# Stated goal
Exact reproduction is required for the lines bounded by the one containing "Convert this chart to matplotlib code." and the one containing "linestyle=(0, (0.6, 1.1)), dash_capstyle='round', zorder=2)", both bounds included. Print them without any pictures.
•••
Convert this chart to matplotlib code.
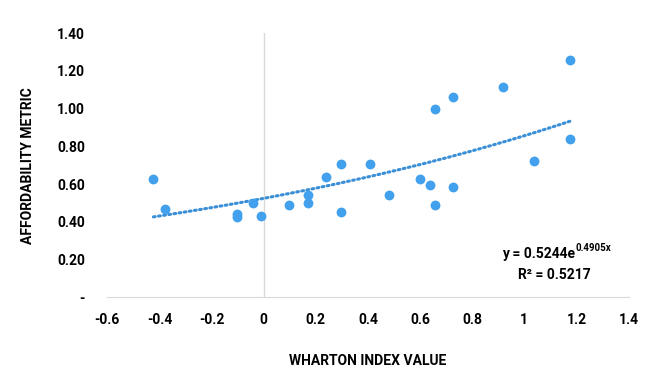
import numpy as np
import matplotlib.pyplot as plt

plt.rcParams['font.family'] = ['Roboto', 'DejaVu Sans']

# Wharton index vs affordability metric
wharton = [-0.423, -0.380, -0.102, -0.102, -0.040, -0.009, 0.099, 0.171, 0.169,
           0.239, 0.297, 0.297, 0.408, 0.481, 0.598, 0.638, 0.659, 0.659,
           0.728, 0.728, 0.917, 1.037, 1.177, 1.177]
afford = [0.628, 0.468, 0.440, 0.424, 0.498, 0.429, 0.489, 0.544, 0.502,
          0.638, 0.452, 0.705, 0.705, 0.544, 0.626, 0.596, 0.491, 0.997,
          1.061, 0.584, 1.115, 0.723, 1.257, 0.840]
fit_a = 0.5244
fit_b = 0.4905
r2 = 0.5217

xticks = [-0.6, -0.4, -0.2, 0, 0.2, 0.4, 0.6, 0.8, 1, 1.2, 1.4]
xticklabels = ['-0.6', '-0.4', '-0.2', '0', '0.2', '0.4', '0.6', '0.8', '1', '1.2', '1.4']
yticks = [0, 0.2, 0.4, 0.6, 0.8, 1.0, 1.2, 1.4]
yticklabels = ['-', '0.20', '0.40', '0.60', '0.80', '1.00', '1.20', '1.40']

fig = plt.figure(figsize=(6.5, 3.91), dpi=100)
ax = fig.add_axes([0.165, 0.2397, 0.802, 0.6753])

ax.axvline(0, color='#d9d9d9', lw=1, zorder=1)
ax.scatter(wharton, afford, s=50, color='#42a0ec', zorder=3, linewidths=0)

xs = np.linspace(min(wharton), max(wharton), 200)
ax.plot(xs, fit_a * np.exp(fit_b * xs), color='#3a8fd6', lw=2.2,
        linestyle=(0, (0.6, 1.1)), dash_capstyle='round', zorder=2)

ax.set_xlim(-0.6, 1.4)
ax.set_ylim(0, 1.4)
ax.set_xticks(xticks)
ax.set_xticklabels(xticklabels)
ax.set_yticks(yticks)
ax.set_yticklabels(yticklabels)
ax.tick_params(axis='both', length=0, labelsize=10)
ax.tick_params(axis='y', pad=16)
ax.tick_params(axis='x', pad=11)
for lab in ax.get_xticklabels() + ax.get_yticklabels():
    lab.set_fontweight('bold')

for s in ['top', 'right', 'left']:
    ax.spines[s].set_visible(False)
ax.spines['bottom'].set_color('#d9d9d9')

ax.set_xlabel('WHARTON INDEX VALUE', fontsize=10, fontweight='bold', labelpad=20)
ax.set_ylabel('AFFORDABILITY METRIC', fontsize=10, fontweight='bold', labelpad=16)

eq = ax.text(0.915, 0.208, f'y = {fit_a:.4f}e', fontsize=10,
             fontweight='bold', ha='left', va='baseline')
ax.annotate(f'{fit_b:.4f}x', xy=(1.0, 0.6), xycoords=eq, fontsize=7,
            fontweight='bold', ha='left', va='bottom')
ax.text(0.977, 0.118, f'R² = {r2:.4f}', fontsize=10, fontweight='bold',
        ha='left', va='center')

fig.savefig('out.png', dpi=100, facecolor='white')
•••
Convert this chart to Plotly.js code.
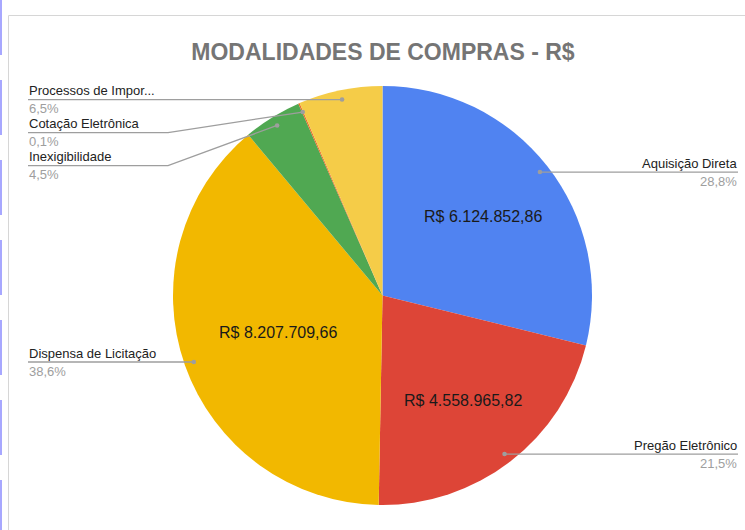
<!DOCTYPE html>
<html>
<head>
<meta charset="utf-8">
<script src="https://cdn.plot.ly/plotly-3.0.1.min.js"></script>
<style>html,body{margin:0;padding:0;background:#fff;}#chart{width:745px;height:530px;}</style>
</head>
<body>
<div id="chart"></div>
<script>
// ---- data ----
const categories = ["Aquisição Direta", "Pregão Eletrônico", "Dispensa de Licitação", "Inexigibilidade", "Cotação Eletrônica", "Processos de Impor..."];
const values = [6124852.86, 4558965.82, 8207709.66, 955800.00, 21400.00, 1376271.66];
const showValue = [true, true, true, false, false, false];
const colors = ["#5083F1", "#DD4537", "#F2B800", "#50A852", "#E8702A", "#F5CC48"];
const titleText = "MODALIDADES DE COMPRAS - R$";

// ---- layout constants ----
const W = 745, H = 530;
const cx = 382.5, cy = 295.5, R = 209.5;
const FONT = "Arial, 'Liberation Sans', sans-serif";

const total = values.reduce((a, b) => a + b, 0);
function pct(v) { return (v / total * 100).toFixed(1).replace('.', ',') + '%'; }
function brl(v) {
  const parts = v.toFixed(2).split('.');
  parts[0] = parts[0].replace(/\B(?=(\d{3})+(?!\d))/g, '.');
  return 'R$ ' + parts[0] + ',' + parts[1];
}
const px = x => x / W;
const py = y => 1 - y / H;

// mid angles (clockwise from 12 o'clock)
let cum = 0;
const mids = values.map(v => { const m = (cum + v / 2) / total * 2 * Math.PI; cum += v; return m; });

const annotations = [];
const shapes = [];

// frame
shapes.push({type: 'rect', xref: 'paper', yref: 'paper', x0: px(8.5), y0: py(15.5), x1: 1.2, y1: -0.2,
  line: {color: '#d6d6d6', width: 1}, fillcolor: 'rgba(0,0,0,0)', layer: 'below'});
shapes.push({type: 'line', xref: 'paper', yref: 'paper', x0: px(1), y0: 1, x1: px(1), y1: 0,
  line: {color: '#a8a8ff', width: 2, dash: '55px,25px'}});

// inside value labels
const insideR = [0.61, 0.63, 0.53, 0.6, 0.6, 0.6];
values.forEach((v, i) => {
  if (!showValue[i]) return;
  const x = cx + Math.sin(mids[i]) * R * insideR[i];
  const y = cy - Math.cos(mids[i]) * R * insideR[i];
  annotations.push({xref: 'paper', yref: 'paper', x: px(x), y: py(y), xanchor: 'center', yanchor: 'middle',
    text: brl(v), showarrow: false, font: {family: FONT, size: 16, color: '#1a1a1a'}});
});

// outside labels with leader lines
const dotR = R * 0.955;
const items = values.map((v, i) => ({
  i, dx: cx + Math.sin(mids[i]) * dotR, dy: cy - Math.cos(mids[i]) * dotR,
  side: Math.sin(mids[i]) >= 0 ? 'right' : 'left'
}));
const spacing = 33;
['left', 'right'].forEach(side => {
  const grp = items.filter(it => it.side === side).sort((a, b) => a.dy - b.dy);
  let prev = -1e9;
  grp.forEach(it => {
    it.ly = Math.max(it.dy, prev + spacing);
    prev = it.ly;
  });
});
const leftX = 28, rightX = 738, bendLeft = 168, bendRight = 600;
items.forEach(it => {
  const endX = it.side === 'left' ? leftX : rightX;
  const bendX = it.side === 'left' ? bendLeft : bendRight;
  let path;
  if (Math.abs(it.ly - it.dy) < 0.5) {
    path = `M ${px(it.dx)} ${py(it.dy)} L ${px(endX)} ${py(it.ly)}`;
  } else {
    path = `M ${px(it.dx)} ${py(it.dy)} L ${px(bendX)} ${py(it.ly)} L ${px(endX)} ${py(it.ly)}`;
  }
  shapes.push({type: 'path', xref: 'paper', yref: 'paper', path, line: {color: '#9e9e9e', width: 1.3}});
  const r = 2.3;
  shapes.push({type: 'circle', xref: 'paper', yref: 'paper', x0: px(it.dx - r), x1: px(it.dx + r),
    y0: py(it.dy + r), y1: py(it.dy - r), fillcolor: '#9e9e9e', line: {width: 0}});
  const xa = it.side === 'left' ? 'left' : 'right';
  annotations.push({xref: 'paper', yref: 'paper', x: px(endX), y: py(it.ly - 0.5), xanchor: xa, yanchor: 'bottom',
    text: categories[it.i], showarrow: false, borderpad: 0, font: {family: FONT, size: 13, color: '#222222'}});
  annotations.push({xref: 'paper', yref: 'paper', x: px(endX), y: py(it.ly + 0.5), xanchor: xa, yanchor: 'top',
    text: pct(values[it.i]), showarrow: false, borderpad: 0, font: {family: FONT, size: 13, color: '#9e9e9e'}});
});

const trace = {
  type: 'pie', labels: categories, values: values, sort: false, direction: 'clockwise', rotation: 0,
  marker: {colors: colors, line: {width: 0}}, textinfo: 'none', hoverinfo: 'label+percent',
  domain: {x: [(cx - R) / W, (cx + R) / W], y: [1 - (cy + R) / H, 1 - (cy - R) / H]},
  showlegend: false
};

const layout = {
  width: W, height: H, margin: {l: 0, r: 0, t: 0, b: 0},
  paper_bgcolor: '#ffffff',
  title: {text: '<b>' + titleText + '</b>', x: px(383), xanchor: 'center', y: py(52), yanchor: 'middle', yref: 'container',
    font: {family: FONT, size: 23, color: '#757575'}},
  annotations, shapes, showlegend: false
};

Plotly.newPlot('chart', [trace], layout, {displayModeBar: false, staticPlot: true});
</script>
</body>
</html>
•••
# Worked solution
Convert this chart to matplotlib code.
import numpy as np
import matplotlib.pyplot as plt

plt.rcParams['font.family'] = ['Roboto', 'DejaVu Sans']

# Wharton index vs affordability metric
wharton = [-0.423, -0.380, -0.102, -0.102, -0.040, -0.009, 0.099, 0.171, 0.169,
           0.239, 0.297, 0.297, 0.408, 0.481, 0.598, 0.638, 0.659, 0.659,
           0.728, 0.728, 0.917, 1.037, 1.177, 1.177]
afford = [0.628, 0.468, 0.440, 0.424, 0.498, 0.429, 0.489, 0.544, 0.502,
          0.638, 0.452, 0.705, 0.705, 0.544, 0.626, 0.596, 0.491, 0.997,
          1.061, 0.584, 1.115, 0.723, 1.257, 0.840]
fit_a = 0.5244
fit_b = 0.4905
r2 = 0.5217

xticks = [-0.6, -0.4, -0.2, 0, 0.2, 0.4, 0.6, 0.8, 1, 1.2, 1.4]
xticklabels = ['-0.6', '-0.4', '-0.2', '0', '0.2', '0.4', '0.6', '0.8', '1', '1.2', '1.4']
yticks = [0, 0.2, 0.4, 0.6, 0.8, 1.0, 1.2, 1.4]
yticklabels = ['-', '0.20', '0.40', '0.60', '0.80', '1.00', '1.20', '1.40']

fig = plt.figure(figsize=(6.5, 3.91), dpi=100)
ax = fig.add_axes([0.165, 0.2397, 0.802, 0.6753])

ax.axvline(0, color='#d9d9d9', lw=1, zorder=1)
ax.scatter(wharton, afford, s=50, color='#42a0ec', zorder=3, linewidths=0)

xs = np.linspace(min(wharton), max(wharton), 200)
ax.plot(xs, fit_a * np.exp(fit_b * xs), color='#3a8fd6', lw=2.2,
        linestyle=(0, (0.6, 1.1)), dash_capstyle='round', zorder=2)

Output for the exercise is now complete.